WORK INSTRUCTIONS: Quote the records in full and leave their pictures out.

>> START PROVIDED RECORDS

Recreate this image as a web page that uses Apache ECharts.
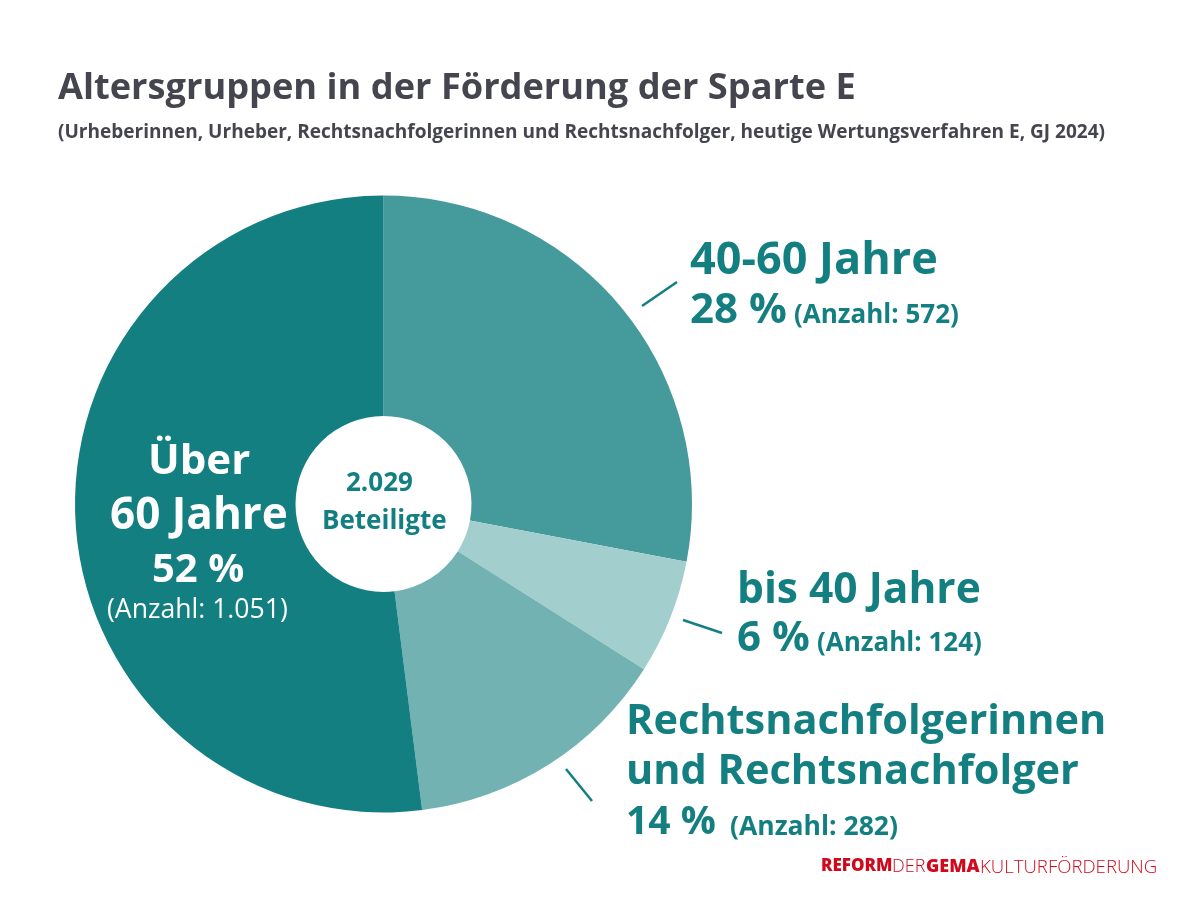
<!DOCTYPE html>
<html>
<head>
<meta charset="utf-8">
<style>html,body{margin:0;padding:0;background:#fff}#main{width:1200px;height:900px}</style>
<script src="https://cdn.jsdelivr.net/npm/echarts@6/dist/echarts.min.js"></script>
</head>
<body>
<div id="main"></div>
<script>
// Reihenfolge im Uhrzeigersinn ab 12 Uhr
var groups = ['40-60 Jahre', 'bis 40 Jahre', 'Rechtsnachfolgerinnen und Rechtsnachfolger', 'Über 60 Jahre']
var percents = [28, 6, 14, 52]
var counts = ['572', '124', '282', '1.051']
var total = '2.029'
var colors = ['#459a9b', '#a2cecd', '#73b2b3', '#137f80']

var teal = '#137f80'
var grey = '#45454f'
var red = '#d0091c'
var font = '"Open Sans", "Noto Sans", sans-serif'

var pieData = []
for (var i = 0; i < groups.length; i++) {
  pieData.push({
    name: groups[i],
    value: percents[i],
    itemStyle: { color: colors[i] }
  })
}

function txt(x, y, text, size, weight, color) {
  return {
    type: 'text', left: x, top: y, z: 10,
    style: { text: text, font: weight + ' ' + size + 'px ' + font, fill: color || teal }
  }
}
function tick(x1, y1, x2, y2) {
  return {
    type: 'line', z: 10,
    shape: { x1: x1, y1: y1, x2: x2, y2: y2 },
    style: { stroke: teal, lineWidth: 2.5 }
  }
}

var myChart = echarts.init(document.getElementById('main'))
myChart.setOption({
  animation: false,
  series: [{
    type: 'pie',
    center: [383.5, 504],
    radius: [88, 308.5],
    startAngle: 90,
    clockwise: true,
    label: { show: false },
    labelLine: { show: false },
    data: pieData
  }],
  graphic: [
    txt(58, 71, 'Altersgruppen in der Förderung der Sparte E', 36.2, 700, grey),
    txt(58, 123, '(Urheberinnen, Urheber, Rechtsnachfolgerinnen und Rechtsnachfolger, heutige Wertungsverfahren E, GJ 2024)', 19.05, 700, grey),
    tick(642, 306, 677, 282),
    tick(683, 620, 722, 633),
    tick(566, 769, 592, 801),
    txt(690, 239, groups[0], 45, 700),
    txt(690, 290, percents[0] + ' %', 42, 700),
    txt(794, 303, '(Anzahl: ' + counts[0] + ')', 26, 700),
    txt(737, 569, groups[1], 42.5, 700),
    txt(737, 618, percents[1] + ' %', 42, 700),
    txt(817, 631, '(Anzahl: ' + counts[1] + ')', 26, 700),
    txt(626, 701, 'Rechtsnachfolgerinnen', 41.5, 700),
    txt(626, 751, 'und Rechtsnachfolger', 41.5, 700),
    txt(626, 803, percents[2] + ' %', 39, 700),
    txt(730, 814, '(Anzahl: ' + counts[2] + ')', 26.5, 700),
    txt(148, 441, 'Über', 42, 700, '#fff'),
    txt(110, 494, '60 Jahre', 44, 700, '#fff'),
    txt(152, 551, percents[3] + ' %', 40, 700, '#fff'),
    txt(107, 597, '(Anzahl: ' + counts[3] + ')', 26.6, 400, '#fff'),
    txt(346, 471, total, 26, 700),
    txt(322, 509, 'Beteiligte', 26, 700),
    txt(821, 858, 'REFORM', 17, 800, red),
    txt(892, 858, 'DER', 18, 300, red),
    txt(926, 858, 'GEMA', 18, 800, red),
    txt(980, 858, 'KULTURFÖRDERUNG', 18.6, 300, red)
  ]
})
</script>
</body>
</html>
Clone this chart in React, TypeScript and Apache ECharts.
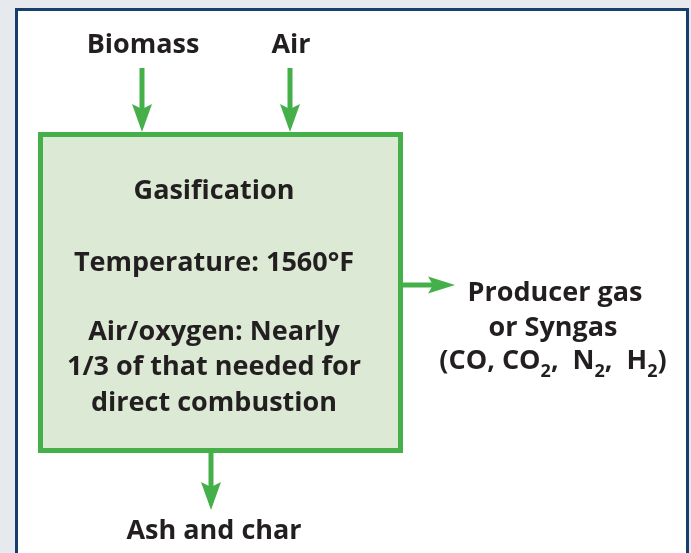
import React, { useEffect, useRef } from "react";
import * as echarts from "echarts";

const inputLabels = ["Biomass", "Air"];
const boxTitle = "Gasification";
const boxLines = ["Temperature: 1560°F", "", "Air/oxygen: Nearly", "1/3 of that needed for", "direct combustion"];
const outputLines = ["Producer gas", "or Syngas"];
const outputFormula = "{n|(CO, CO}{s|2}{n|,  N}{s|2}{n|,  H}{s|2}{n|)}";
const bottomLabel = "Ash and char";

const GREEN = "#45b04a";
const FILL = "#dbe9d5";
const NAVY = "#173f6d";
const TEXT = "#231f20";
const FONT = "'Open Sans', 'Noto Sans', sans-serif";
const FS = 27;

function arrowDown(x: number, y0: number, y1: number) {
  return [
    { type: "line", shape: { x1: x, y1: y0, x2: x, y2: y1 - 22 }, style: { stroke: GREEN, lineWidth: 5 } },
    {
      type: "polygon",
      shape: { points: [[x, y1], [x - 10, y1 - 28], [x, y1 - 23], [x + 10, y1 - 28]] },
      style: { fill: GREEN },
    },
  ];
}

function arrowRight(y: number, x0: number, x1: number) {
  return [
    { type: "line", shape: { x1: x0, y1: y, x2: x1 - 22, y2: y }, style: { stroke: GREEN, lineWidth: 5 } },
    {
      type: "polygon",
      shape: { points: [[x1, y], [x1 - 27, y - 8.5], [x1 - 22, y], [x1 - 27, y + 8.5]] },
      style: { fill: GREEN },
    },
  ];
}

function txt(x: number, y: number, text: string, extra: any = {}) {
  return {
    type: "text",
    x,
    y,
    style: {
      text,
      fill: TEXT,
      font: `bold ${FS}px ${FONT}`,
      textAlign: "center",
      textVerticalAlign: "middle",
      ...extra,
    },
  };
}

export default function App() {
  const ref = useRef<HTMLDivElement>(null);
  useEffect(() => {
    if (!ref.current) return;
    const chart = echarts.init(ref.current, null, { renderer: "svg" });
    const inputXs = [142, 290];
    const elements: any[] = [
      { type: "rect", shape: { x: 0, y: 0, width: 691, height: 553 }, style: { fill: "#e6e9ee" } },
      { type: "rect", shape: { x: 16.5, y: 9.5, width: 671, height: 620 }, style: { fill: "#ffffff", stroke: NAVY, lineWidth: 3 } },
      { type: "rect", shape: { x: 40.5, y: 134.5, width: 360, height: 316 }, style: { fill: FILL, stroke: GREEN, lineWidth: 5 } },
    ];
    inputLabels.forEach((l, i) => {
      elements.push(txt(inputXs[i] + 1, 42, l));
      elements.push(...arrowDown(inputXs[i], 68, 132));
    });
    elements.push(txt(214, 188, boxTitle));
    const lineYs = [260, 294, 329, 364, 400];
    boxLines.forEach((l, i) => {
      if (l) elements.push(txt(214, lineYs[i], l));
    });
    elements.push(...arrowRight(285, 403, 455));
    elements.push(txt(555, 290, outputLines[0]));
    elements.push(txt(553, 325, outputLines[1]));
    elements.push({
      type: "text",
      x: 553,
      y: 360,
      style: {
        text: outputFormula,
        textAlign: "center",
        textVerticalAlign: "middle",
        rich: {
          n: { fontSize: FS, fontWeight: "bold", fontFamily: FONT, fill: TEXT, lineHeight: 30, verticalAlign: "top" },
          s: { fontSize: 18, fontWeight: "bold", fontFamily: FONT, fill: TEXT, lineHeight: 14, verticalAlign: "top", padding: [16, 0, 0, 0] },
        },
      },
    });
    elements.push(...arrowDown(211, 453, 510));
    elements.push(txt(214, 528, bottomLabel));

    chart.setOption({ animation: false, graphic: { elements } });
    return () => chart.dispose();
  }, []);
  return <div ref={ref} style={{ position: "fixed", left: 0, top: 0, width: 691, height: 553 }} />;
}
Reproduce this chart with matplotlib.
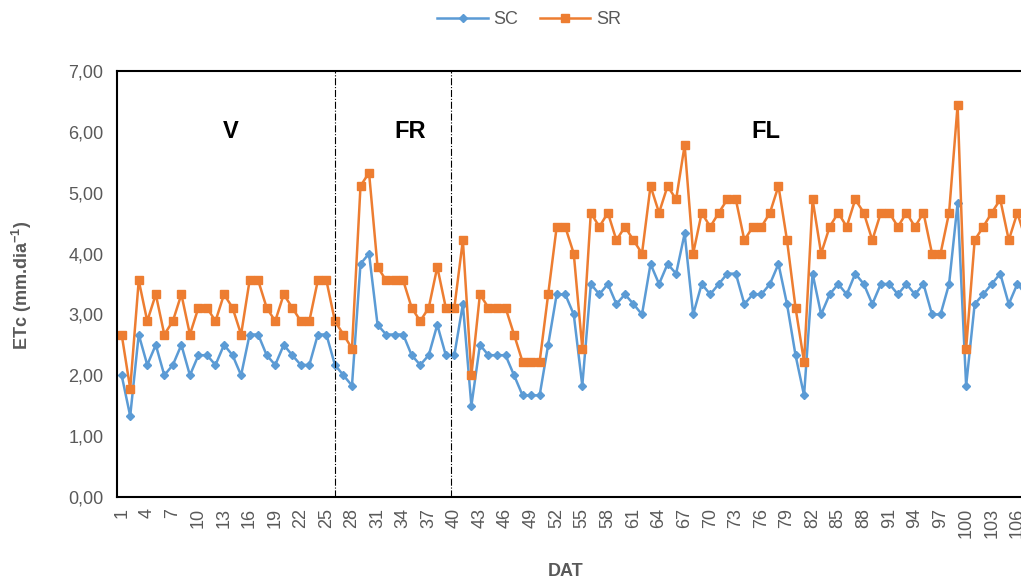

>> END PROVIDED RECORDS

ANSWER TO THE TASK:
Recreate this image as a web page that uses Apache ECharts.
<!DOCTYPE html>
<html>
<head>
<meta charset="utf-8">
<style>html,body{margin:0;padding:0;background:#fff}#main{width:1200px;height:900px}</style>
<script src="https://cdn.jsdelivr.net/npm/echarts@6/dist/echarts.min.js"></script>
</head>
<body>
<div id="main"></div>
<script>
// Reihenfolge im Uhrzeigersinn ab 12 Uhr
var groups = ['40-60 Jahre', 'bis 40 Jahre', 'Rechtsnachfolgerinnen und Rechtsnachfolger', 'Über 60 Jahre']
var percents = [28, 6, 14, 52]
var counts = ['572', '124', '282', '1.051']
var total = '2.029'
var colors = ['#459a9b', '#a2cecd', '#73b2b3', '#137f80']

var teal = '#137f80'
var grey = '#45454f'
var red = '#d0091c'
var font = '"Open Sans", "Noto Sans", sans-serif'

var pieData = []
for (var i = 0; i < groups.length; i++) {
  pieData.push({
    name: groups[i],
    value: percents[i],
    itemStyle: { color: colors[i] }
  })
}

function txt(x, y, text, size, weight, color) {
  return {
    type: 'text', left: x, top: y, z: 10,
    style: { text: text, font: weight + ' ' + size + 'px ' + font, fill: color || teal }
  }
}
function tick(x1, y1, x2, y2) {
  return {
    type: 'line', z: 10,
    shape: { x1: x1, y1: y1, x2: x2, y2: y2 },
    style: { stroke: teal, lineWidth: 2.5 }
  }
}

var myChart = echarts.init(document.getElementById('main'))
myChart.setOption({
  animation: false,
  series: [{
    type: 'pie',
    center: [383.5, 504],
    radius: [88, 308.5],
    startAngle: 90,
    clockwise: true,
    label: { show: false },
    labelLine: { show: false },
    data: pieData
  }],
  graphic: [
    txt(58, 71, 'Altersgruppen in der Förderung der Sparte E', 36.2, 700, grey),
    txt(58, 123, '(Urheberinnen, Urheber, Rechtsnachfolgerinnen und Rechtsnachfolger, heutige Wertungsverfahren E, GJ 2024)', 19.05, 700, grey),
    tick(642, 306, 677, 282),
    tick(683, 620, 722, 633),
    tick(566, 769, 592, 801),
    txt(690, 239, groups[0], 45, 700),
    txt(690, 290, percents[0] + ' %', 42, 700),
    txt(794, 303, '(Anzahl: ' + counts[0] + ')', 26, 700),
    txt(737, 569, groups[1], 42.5, 700),
    txt(737, 618, percents[1] + ' %', 42, 700),
    txt(817, 631, '(Anzahl: ' + counts[1] + ')', 26, 700),
    txt(626, 701, 'Rechtsnachfolgerinnen', 41.5, 700),
    txt(626, 751, 'und Rechtsnachfolger', 41.5, 700),
    txt(626, 803, percents[2] + ' %', 39, 700),
    txt(730, 814, '(Anzahl: ' + counts[2] + ')', 26.5, 700),
    txt(148, 441, 'Über', 42, 700, '#fff'),
    txt(110, 494, '60 Jahre', 44, 700, '#fff'),
    txt(152, 551, percents[3] + ' %', 40, 700, '#fff'),
    txt(107, 597, '(Anzahl: ' + counts[3] + ')', 26.6, 400, '#fff'),
    txt(346, 471, total, 26, 700),
    txt(322, 509, 'Beteiligte', 26, 700),
    txt(821, 858, 'REFORM', 17, 800, red),
    txt(892, 858, 'DER', 18, 300, red),
    txt(926, 858, 'GEMA', 18, 800, red),
    txt(980, 858, 'KULTURFÖRDERUNG', 18.6, 300, red)
  ]
})
</script>
</body>
</html>
Clone this chart in React, TypeScript and Apache ECharts.
import React, { useEffect, useRef } from "react";
import * as echarts from "echarts";

const inputLabels = ["Biomass", "Air"];
const boxTitle = "Gasification";
const boxLines = ["Temperature: 1560°F", "", "Air/oxygen: Nearly", "1/3 of that needed for", "direct combustion"];
const outputLines = ["Producer gas", "or Syngas"];
const outputFormula = "{n|(CO, CO}{s|2}{n|,  N}{s|2}{n|,  H}{s|2}{n|)}";
const bottomLabel = "Ash and char";

const GREEN = "#45b04a";
const FILL = "#dbe9d5";
const NAVY = "#173f6d";
const TEXT = "#231f20";
const FONT = "'Open Sans', 'Noto Sans', sans-serif";
const FS = 27;

function arrowDown(x: number, y0: number, y1: number) {
  return [
    { type: "line", shape: { x1: x, y1: y0, x2: x, y2: y1 - 22 }, style: { stroke: GREEN, lineWidth: 5 } },
    {
      type: "polygon",
      shape: { points: [[x, y1], [x - 10, y1 - 28], [x, y1 - 23], [x + 10, y1 - 28]] },
      style: { fill: GREEN },
    },
  ];
}

function arrowRight(y: number, x0: number, x1: number) {
  return [
    { type: "line", shape: { x1: x0, y1: y, x2: x1 - 22, y2: y }, style: { stroke: GREEN, lineWidth: 5 } },
    {
      type: "polygon",
      shape: { points: [[x1, y], [x1 - 27, y - 8.5], [x1 - 22, y], [x1 - 27, y + 8.5]] },
      style: { fill: GREEN },
    },
  ];
}

function txt(x: number, y: number, text: string, extra: any = {}) {
  return {
    type: "text",
    x,
    y,
    style: {
      text,
      fill: TEXT,
      font: `bold ${FS}px ${FONT}`,
      textAlign: "center",
      textVerticalAlign: "middle",
      ...extra,
    },
  };
}

export default function App() {
  const ref = useRef<HTMLDivElement>(null);
  useEffect(() => {
    if (!ref.current) return;
    const chart = echarts.init(ref.current, null, { renderer: "svg" });
    const inputXs = [142, 290];
    const elements: any[] = [
      { type: "rect", shape: { x: 0, y: 0, width: 691, height: 553 }, style: { fill: "#e6e9ee" } },
      { type: "rect", shape: { x: 16.5, y: 9.5, width: 671, height: 620 }, style: { fill: "#ffffff", stroke: NAVY, lineWidth: 3 } },
      { type: "rect", shape: { x: 40.5, y: 134.5, width: 360, height: 316 }, style: { fill: FILL, stroke: GREEN, lineWidth: 5 } },
    ];
    inputLabels.forEach((l, i) => {
      elements.push(txt(inputXs[i] + 1, 42, l));
      elements.push(...arrowDown(inputXs[i], 68, 132));
    });
    elements.push(txt(214, 188, boxTitle));
    const lineYs = [260, 294, 329, 364, 400];
    boxLines.forEach((l, i) => {
      if (l) elements.push(txt(214, lineYs[i], l));
    });
    elements.push(...arrowRight(285, 403, 455));
    elements.push(txt(555, 290, outputLines[0]));
    elements.push(txt(553, 325, outputLines[1]));
    elements.push({
      type: "text",
      x: 553,
      y: 360,
      style: {
        text: outputFormula,
        textAlign: "center",
        textVerticalAlign: "middle",
        rich: {
          n: { fontSize: FS, fontWeight: "bold", fontFamily: FONT, fill: TEXT, lineHeight: 30, verticalAlign: "top" },
          s: { fontSize: 18, fontWeight: "bold", fontFamily: FONT, fill: TEXT, lineHeight: 14, verticalAlign: "top", padding: [16, 0, 0, 0] },
        },
      },
    });
    elements.push(...arrowDown(211, 453, 510));
    elements.push(txt(214, 528, bottomLabel));

    chart.setOption({ animation: false, graphic: { elements } });
    return () => chart.dispose();
  }, []);
  return <div ref={ref} style={{ position: "fixed", left: 0, top: 0, width: 691, height: 553 }} />;
}
Reproduce this chart with matplotlib.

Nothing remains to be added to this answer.